La profession agricole estime qu’il y a déjà fort à faire concernant l’entretien des linéaires d’eau.

L’annonce des prospections de terrain destinées à confirmer la présence de zones humides dans le bassin versant des trois Nied est donc vécue comme «la goutte de trop». Une annonce qui fait grincer des dents du côté des responsables professionnels mécontents de l’absence de concertation. «Pourtant, nous avons fait la démonstration de la valeur ajoutée de la pédagogie dans ces problèmes de gestion de l’eau», témoigne Florent Dory, «le vaste chantier de la cartographie des cours d’eau en Moselle est un bon exemple».

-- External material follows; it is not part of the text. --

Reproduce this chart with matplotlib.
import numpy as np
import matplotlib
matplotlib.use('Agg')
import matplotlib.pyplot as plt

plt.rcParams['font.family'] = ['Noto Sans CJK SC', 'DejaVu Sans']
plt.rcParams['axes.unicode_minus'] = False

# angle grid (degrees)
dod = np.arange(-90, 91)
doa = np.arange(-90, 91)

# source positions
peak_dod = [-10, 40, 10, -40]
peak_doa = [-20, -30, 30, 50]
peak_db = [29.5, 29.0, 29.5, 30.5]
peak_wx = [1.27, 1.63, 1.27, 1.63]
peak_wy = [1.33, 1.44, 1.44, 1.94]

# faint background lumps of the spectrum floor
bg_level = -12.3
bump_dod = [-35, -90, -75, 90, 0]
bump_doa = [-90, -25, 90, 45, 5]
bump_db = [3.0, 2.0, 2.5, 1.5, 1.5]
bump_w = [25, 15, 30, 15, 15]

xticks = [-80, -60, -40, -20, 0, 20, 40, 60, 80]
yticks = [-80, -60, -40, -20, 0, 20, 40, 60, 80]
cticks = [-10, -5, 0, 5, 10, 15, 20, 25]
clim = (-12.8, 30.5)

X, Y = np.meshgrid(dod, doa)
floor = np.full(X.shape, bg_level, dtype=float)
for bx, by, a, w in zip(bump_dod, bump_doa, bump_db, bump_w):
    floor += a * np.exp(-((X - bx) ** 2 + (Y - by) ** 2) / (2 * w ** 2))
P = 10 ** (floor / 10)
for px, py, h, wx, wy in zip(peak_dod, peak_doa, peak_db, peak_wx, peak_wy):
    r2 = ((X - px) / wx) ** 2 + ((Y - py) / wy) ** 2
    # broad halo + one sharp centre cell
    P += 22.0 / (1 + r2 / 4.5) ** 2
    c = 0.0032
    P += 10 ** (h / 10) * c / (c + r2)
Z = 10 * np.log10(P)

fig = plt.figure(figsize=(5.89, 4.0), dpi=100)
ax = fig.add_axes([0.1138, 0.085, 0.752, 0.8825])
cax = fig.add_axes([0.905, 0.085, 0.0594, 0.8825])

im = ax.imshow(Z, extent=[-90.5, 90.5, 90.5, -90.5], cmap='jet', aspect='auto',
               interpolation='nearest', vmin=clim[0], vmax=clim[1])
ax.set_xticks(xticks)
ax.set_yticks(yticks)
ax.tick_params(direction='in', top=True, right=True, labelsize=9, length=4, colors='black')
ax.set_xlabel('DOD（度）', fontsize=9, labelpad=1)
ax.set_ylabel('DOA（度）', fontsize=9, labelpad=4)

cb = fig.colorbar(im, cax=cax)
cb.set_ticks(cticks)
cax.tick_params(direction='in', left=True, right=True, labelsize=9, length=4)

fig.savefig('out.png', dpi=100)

Un dossier où le Syndicat des Eaux Vives des 3Nied se trouve donc mal engagé. «Pas la bonne méthode et au mauvais moment», dénonce Fabrice Couturier. Il pointe du doigt l’arrêté préfectoral autorisant le bureau d’études, et le personnel du Syndicat, à pénétrer et réaliser les sondages pédologiques dans l’ensemble des parcelles privées pour cette étude, «l’arrêté prévoit que l’autorisation est caduque si elle n’est pas suivie d’exécution dans les six mois. Or, l’arrêté date du 25 juin 2020. Il n’est donc plus possible de se baser dessus pour entrer dans les propriétés privées». Pour la Fdsea de Moselle, la conclusion est simple, «le bureau d’études, et le personnel du Syndicat n’ont rien à faire dans nos parcelles».

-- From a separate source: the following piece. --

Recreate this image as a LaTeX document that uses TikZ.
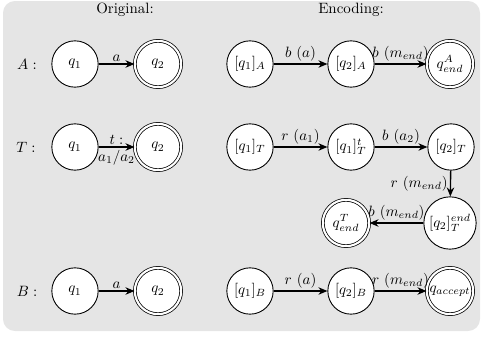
\documentclass[tikz,border=0pt]{standalone}
\usetikzlibrary{arrows.meta}
\begin{document}
\begin{tikzpicture}[x=0.669pt,y=-0.669pt,
  st/.style={circle,draw,line width=0.6pt,fill=white,minimum size=31pt,inner sep=0pt},
  acc/.style={st,double,double distance=1.4pt,line width=0.5pt},
  tr/.style={-{Stealth[length=6pt,width=5pt]},line width=0.9pt},
  lbl/.style={inner sep=1.5pt}]
\useasboundingbox (0,0) rectangle (484,338);
\fill[black!10,rounded corners=8pt] (3,1) rectangle (480,331);
\node (t1) at (125,10) {Original:};
\node (t2) at (351,10) {Encoding:};
% row A
\node (lA) at (27,64) {$A:$};
\node[st] (A1) at (75,64) {$q_1$};
\node[acc] (A2) at (158,64) {$q_2$};
\node[st] (EA1) at (250,64) {$[q_1]_A$};
\node[st] (EA2) at (351,64) {$[q_2]_A$};
\node[acc] (EA3) at (450,64) {$q^A_{end}$};
\draw[tr] (A1) -- node[lbl,above]{$a$} (A2);
\draw[tr] (EA1) -- node[lbl,above]{$b~(a)$} (EA2);
\draw[tr] (EA2) -- node[lbl,above]{$b~(m_{end})$} (EA3);
% row T
\node (lT) at (26,147) {$T:$};
\node[st] (T1) at (75,147) {$q_1$};
\node[acc] (T2) at (158,147) {$q_2$};
\node[st] (ET1) at (250,147) {$[q_1]_T$};
\node[st] (ET2) at (351,147) {$[q_1]^t_T$};
\node[st] (ET3) at (451,147) {$[q_2]_T$};
\node[st,minimum size=35pt] (ET4) at (450,223) {$[q_2]^{end}_T$};
\node[acc] (ET5) at (346,223) {$q^T_{end}$};
\draw[tr] (T1) -- node[lbl,above]{$t:$} node[lbl,below]{$a_1/a_2$} (T2);
\draw[tr] (ET1) -- node[lbl,above]{$r~(a_1)$} (ET2);
\draw[tr] (ET2) -- node[lbl,above]{$b~(a_2)$} (ET3);
\draw[tr] (ET3) -- node[lbl,left]{$r~(m_{end})$} (ET4);
\draw[tr] (ET4) -- node[lbl,above]{$b~(m_{end})$} (ET5);
% row B
\node (lB) at (27,291) {$B:$};
\node[st] (B1) at (75,291) {$q_1$};
\node[acc] (B2) at (158,291) {$q_2$};
\node[st] (EB1) at (250,291) {$[q_1]_B$};
\node[st] (EB2) at (351,291) {$[q_2]_B$};
\node[acc] (EB3) at (450,291) {$q_{accept}$};
\draw[tr] (B1) -- node[lbl,above]{$a$} (B2);
\draw[tr] (EB1) -- node[lbl,above]{$r~(a)$} (EB2);
\draw[tr] (EB2) -- node[lbl,above]{$r~(m_{end})$} (EB3);
\end{tikzpicture}
\end{document}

Mais au-delà de la forme, c’est aussi la finalité de l’étude qui préoccupe. En questionnant le président du Syndicat des Eaux Vives des 3Nied, Fabrice Couturier s’est vu signifier la volonté de «renaturation des zones humides». Ce que l’arrêté préfectoral confirme dans sa rédaction en précisant «dans le but de restaurer les milieux aquatiques». De quoi alimenter les plus vives inquiétudes quant à la pérennité de la vocation économique de nombreux espaces agricoles.